A showcase for new music

Launched in 2014, the Performing Rights Society Foundation’s New Music Biennial is the leading showcase of new music in the UK. It provides a platform for emerging musicians who are breaking new ground in the music industry, commissioning them to perform a single work to a live audience.

This year the festival was hosted by London’s Southbank Centre and Hull 2017, and comprised 20 unique works, each 15 minutes long, which were performed in various venues around Hull across a three-day period.

The event featured a diverse mix of music, ranging from dance to orchestral, including a selection of specially-commissioned scores and performances that evoked and directly referred to the city of Hull and its musical past.
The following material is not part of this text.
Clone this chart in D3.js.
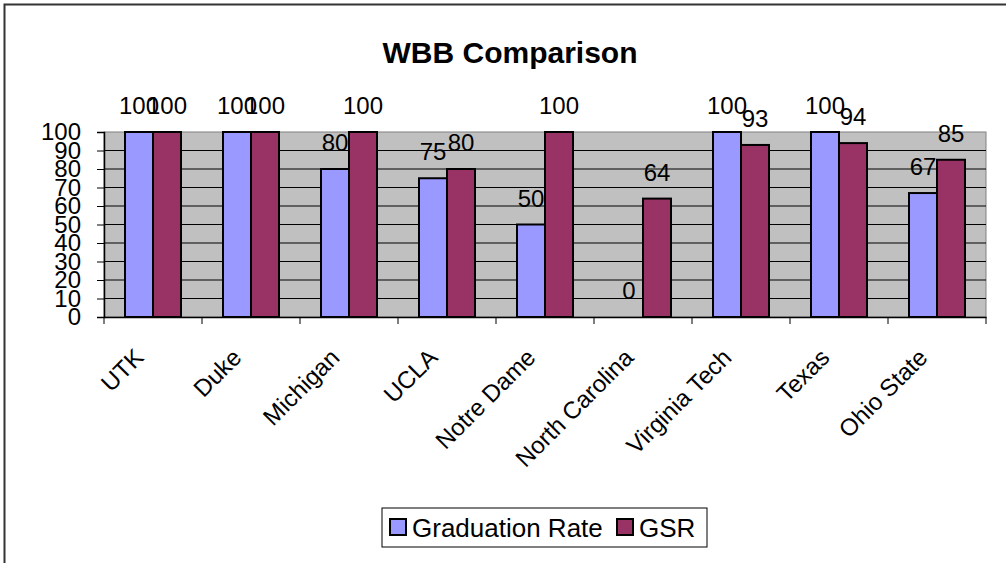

Through the series of short films below, we hear from the artists who performed at this year’s festival in the build up to the event.

Ray Lee

Sound artist and composer Ray Lee is well known for making artworks that spin, whirl or swing, mixing the kinetic, the visual and the sonic in his public installations. For the biennial, Lee brought his new piece Ring Out to Zebedee’s Yard in the heart of city. The piece comprised electronically generated bell sounds playing through giant conical “bell-speakers”, each swinging from a metal tower. The composition shifted and evolved as a team of local bell-ringers swung the huge cones, and the audience experienced the way in which the sound changed as they walked around the space. In the video above, Lee talks about how his desire to recreate the visceral thrill of a rollercoaster, making audiences gasp as the huge bells swung back and forth.

Jason Singh

Composer Jason Singh created a fully immersive sound experience for the biennial. Titled Ebb and Flow, the piece took people’s spoken memories of the city and mixed them with stories, songs and sounds of the city. This soundscape was broadcast through a dome-like structure of 23 speakers and installed at the History Centre in Hull for three 2,017-second performances.

Singh also ran a soundscape and voice workshop in The Warren, a youth project that has provided support services to marginalised and vulnerable young people in Hull for the last 30 years. In the video below, Singh talks about how the workshop he ran with young people in Hull brought about a composition that shaped his sound installation.

Eliza Carthy

Eliza Carthy is a folk singer who has been working alongside community groups to write music about Hull, interviewing individuals to find out about their experiences of the city. In the video below, she talks about her own family connection to Hull and its culture, and how important it is for people from Hull of all ages and backgrounds to create music that reflects their relationship with the place.

Sam Lee

Working within schools and local groups in Hull, folk singer and song-collector Sam Lee has been leading workshops to share stories and songs with the breadth of Hull’s community. Lee uses stories as a way to break down preconceptions and prejudices, and his workshops had a profound effect on the young people he met in Hull.

In the film below Lee discusses how, as part of the PRS Foundation New Music Biennial, he invited Romani storyteller Richard O’Neill to share his stories with children at a local school. The authenticity and rawness of storytelling is at the heart of Lee’s practice, and the clip shows how his workshops brought these tales to life.

Brian Irvine

As part of his residency, composer Brian Irvine put together a band of around 14 elderly people, including a 94-year-old keyboard player, to create new music and document a collective experience of the city by the residents of Pickering & Ferens Homes. Irvine also performed a piece called 13 Vices as part of the programme, written in collaboration with vocalist and composer Jennifer Walshe. Composed for string players and improvisers, Irvine describes how the piece is “wild and riotous, but also funny and scary at the same time”. Hear him talk about the piece in the video above.

Old memories, new resonances

All of the projects presented in the biennial share a common focus on the sounds of the city, whether in the form of their site-specificity, their use of city sounds or their collaboration with the local community. A true success of the series lies in the way in which it brings to life the memories of the city – both literally, relayed in songs and stories, and figuratively, communicated across the ages through architecture and nature – and transforms them into something vital for an entirely new audience. Thanks to the work of these dedicated artists, such memories will continue to shape the life of the city for years to come.